Entre os planos analisados estão os de municípios como Fortaleza, Rio de Janeiro e Santos (SP). Segundo o professor, um plano de ação justo e eficaz deve não apenas identificar ações, mas considerar as pessoas afetadas e a infraestrutura disponível, em especial nos territórios mais vulneráveis.
Vários municípios vêm colocando a agenda climática em seus pontos de ação. Um exemplo que Torres destaca é o Recife, cujo Plano Local de Ação Climática (Plac) prevê, por exemplo, garantir, até 2037, fontes renováveis de energia elétrica para todo o município. O projeto visa às comunidades mais afetadas pelas mudanças climáticas ao incluir questões como redução de riscos, saúde, segurança alimentar e hídrica, além de buscar desenvolvimento econômico acessível especialmente aos grupos tradicionalmente marginalizados.
Outros planos que incorporam a justiça climática em suas diretrizes estão em fase de elaboração, como o Plano Estadual de Adaptação e Resiliência Climática (Pearc), de São Paulo, e o Plano Clima, em âmbito nacional. O pesquisador destaca, no entanto, que a agenda deveria estar presente nas eleições municipais: “Esse é um debate que tem tudo a ver com a escala local também, e que deveria ser mote para que a sociedade civil possa fomentar esse debate do ponto de vista político, e se interessar nisso para que esse tema não seja apenas o momento da tragédia”.
Atualmente, 1.641 municípios estão em alto ou muito alto risco de desastres relacionados a chuvas, segundo a plataforma AdaptaBrasil, do Ministério da Ciência, Tecnologia e Inovação (MCTI). Nesses locais, comunidades vulneráveis, formadas em geral por pessoas pretas, pobres e mulheres, estão entre as mais expostas e enfrentam maiores dificuldades para se recuperar. Assim, perpetua-se um ciclo de pobreza e exclusão social intensificado a cada evento.
Torres alerta ainda que os desastres por extremos climáticos não resultam apenas da falta de infraestrutura adequada, mas de uma marginalização histórica. “As áreas mais afetadas pelo alagamento eram as áreas de moradia de pretos e pardos […] e com a renda censitária menor. […] O que a gente precisa, justamente para evitar isso, é colocar esses territórios como os territórios de prioridade”, explica.

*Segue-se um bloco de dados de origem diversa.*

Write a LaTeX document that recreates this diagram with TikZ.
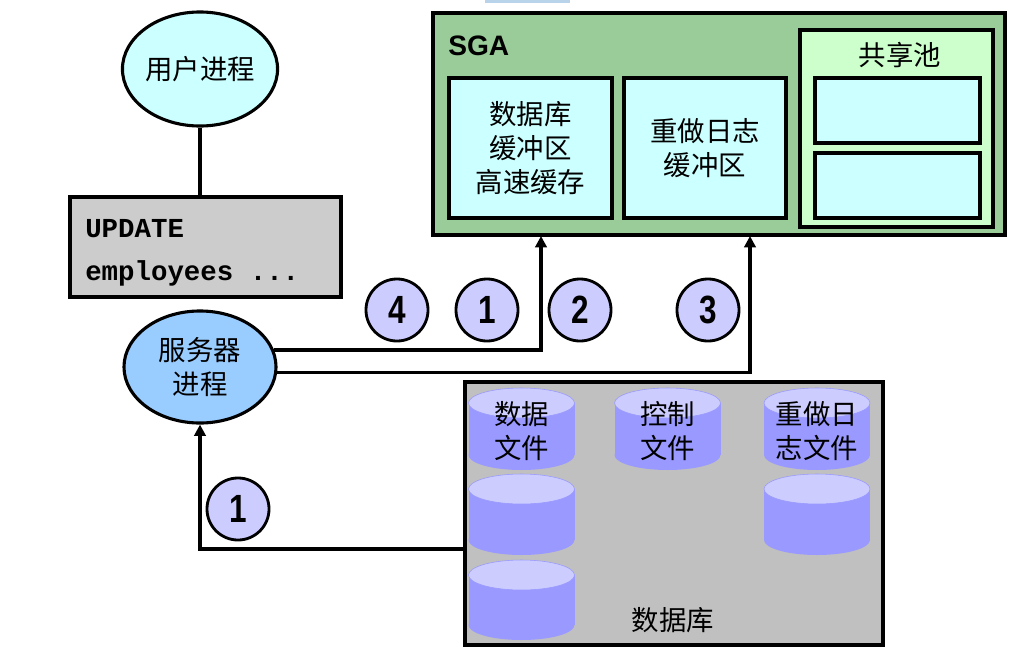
\documentclass[tikz,border=0pt]{standalone}
\usepackage{fontspec}
\setmainfont{Noto Sans CJK SC}
\newfontfamily\sgafont{Liberation Sans}
\newfontfamily\codefont{Liberation Mono}
\newfontfamily\numfont[FakeStretch=0.8]{Liberation Sans}
\usetikzlibrary{shapes.geometric,arrows.meta}

\definecolor{sgagreen}{HTML}{99CC99}
\definecolor{bufcyan}{HTML}{CCFFFF}
\definecolor{poolgreen}{HTML}{CCFFCC}
\definecolor{srvblue}{HTML}{99CCFF}
\definecolor{stepblue}{HTML}{CCCCFF}
\definecolor{diskbody}{HTML}{9999FF}
\definecolor{disktop}{HTML}{CCCCFF}
\definecolor{dbgray}{HTML}{C0C0C0}
\definecolor{topbar}{HTML}{B8D3EA}

% one data file drum: centre x, top y, bottom y (pixel units)
\newcommand{\dbdisk}[3]{%
  \fill[diskbody] (#1,#3-15) ellipse[x radius=53, y radius=15];
  \fill[diskbody] (#1-53,#2+15) rectangle (#1+53,#3-15);
  \filldraw[fill=disktop, draw=diskbody, thin] (#1,#2+15) ellipse[x radius=53, y radius=15];}

\begin{document}
\begin{tikzpicture}[x=0.025cm, y=-0.025cm,
  every node/.style={font=\fontsize{19.5}{24}\selectfont, align=center},
  proc/.style={ellipse, draw, line width=2.2pt, inner sep=0pt},
  buf/.style={draw, line width=2.8pt, fill=bufcyan, inner sep=0pt},
  stepno/.style={circle, draw, line width=2pt, fill=stepblue, minimum size=1.55cm, inner sep=0pt,
    font=\numfont\bfseries\fontsize{28}{28}\selectfont},
  wire/.style={line width=2.5pt},
  flow/.style={wire, -{Triangle[length=8pt,width=8pt]}}]
\useasboundingbox (0,0) rectangle (1024,657);
\fill[topbar] (485,0) rectangle (570,3);

% A) user process and its statement
\node[proc, fill=bufcyan, minimum width=3.85cm, minimum height=2.85cm] (usr) at (200,69) {用户进程};
\node[draw, line width=2.8pt, fill=black!20, minimum width=6.775cm, minimum height=2.5cm] (upd) at (205.5,247) {};
\node[anchor=west, inner sep=0pt, align=left, font=\codefont\bfseries\fontsize{19.5}{30.5}\selectfont]
  (updtxt) at (85,252.5) {UPDATE\\employees ...};
\node[proc, fill=srvblue, minimum width=3.8cm, minimum height=2.8cm] (srv) at (200,367) {服务器\\进程};

% B) SGA
\node[draw, line width=2.8pt, fill=sgagreen, minimum width=14.3cm, minimum height=5.55cm] (sga) at (719,124) {};
\node[anchor=west, inner sep=0pt, font=\sgafont\bfseries\fontsize{20}{20}\selectfont] (sgalbl) at (448,46) {SGA};
\node[buf, minimum width=4.075cm, minimum height=3.5cm] (dbc) at (530.5,148) {数据库\\缓冲区\\高速缓存};
\node[buf, minimum width=4.05cm, minimum height=3.5cm] (rlb) at (705,148) {重做日志\\缓冲区};
\node[buf, fill=poolgreen, minimum width=4.825cm, minimum height=4.925cm] (pool) at (896.5,128.5) {};
\node (pooltitle) at (900,55) {共享池};
\node[buf, minimum width=4.125cm, minimum height=1.625cm] (lib) at (897.5,110.5) {};
\node[buf, minimum width=4.125cm, minimum height=1.625cm] (dict) at (897.5,185.5) {};

% C) database files
\node[draw, line width=2.8pt, fill=dbgray, minimum width=10.45cm, minimum height=6.575cm] (db) at (674,513.5) {};
\dbdisk{521.5}{388}{470} \dbdisk{521.5}{474}{555} \dbdisk{521.5}{560}{640}
\dbdisk{667.5}{388}{470}
\dbdisk{817}{388}{470} \dbdisk{817}{474}{555}
\node (dfile) at (521.5,431) {数据\\文件};
\node (cfile) at (667.5,431) {控制\\文件};
\node (rfile) at (817,431) {重做日\\志文件};
\node (dblbl) at (673,620) {数据库};

% D) flows
\coordinate (sgain1) at (541,236);
\coordinate (sgain2) at (750,236);
\coordinate (dbout) at (465,549);
\draw[wire] (usr.south) -- (usr.south |- upd.north);
\draw[flow] (srv.13) -| (sgain1);
\draw[flow] (srv.-4.5) -| (sgain2);
\draw[flow] (dbout) -| (srv.south);

\node[stepno] (s4) at (397,310) {4};
\node[stepno] (s1a) at (487,310) {1};
\node[stepno] (s2) at (580,310) {2};
\node[stepno] (s3) at (708,310) {3};
\node[stepno] (s1b) at (238,509) {1};
\end{tikzpicture}
\end{document}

Coautor de Justiça climática em regiões costeiras no Brasil, o pesquisador em governança ambiental da USP Marcos Tavares destaca que a ausência de uma agenda climática nos discursos eleitorais traz “impactos muito sérios”, pois, independentemente do planejamento dos municípios, eventos de extremos climáticos continuarão a ocorrer e, por isso, é preciso pensar na parcela mais afetada pela desigualdade. “Infelizmente, é quase que um status quo do brasileiro negligenciar essas populações”.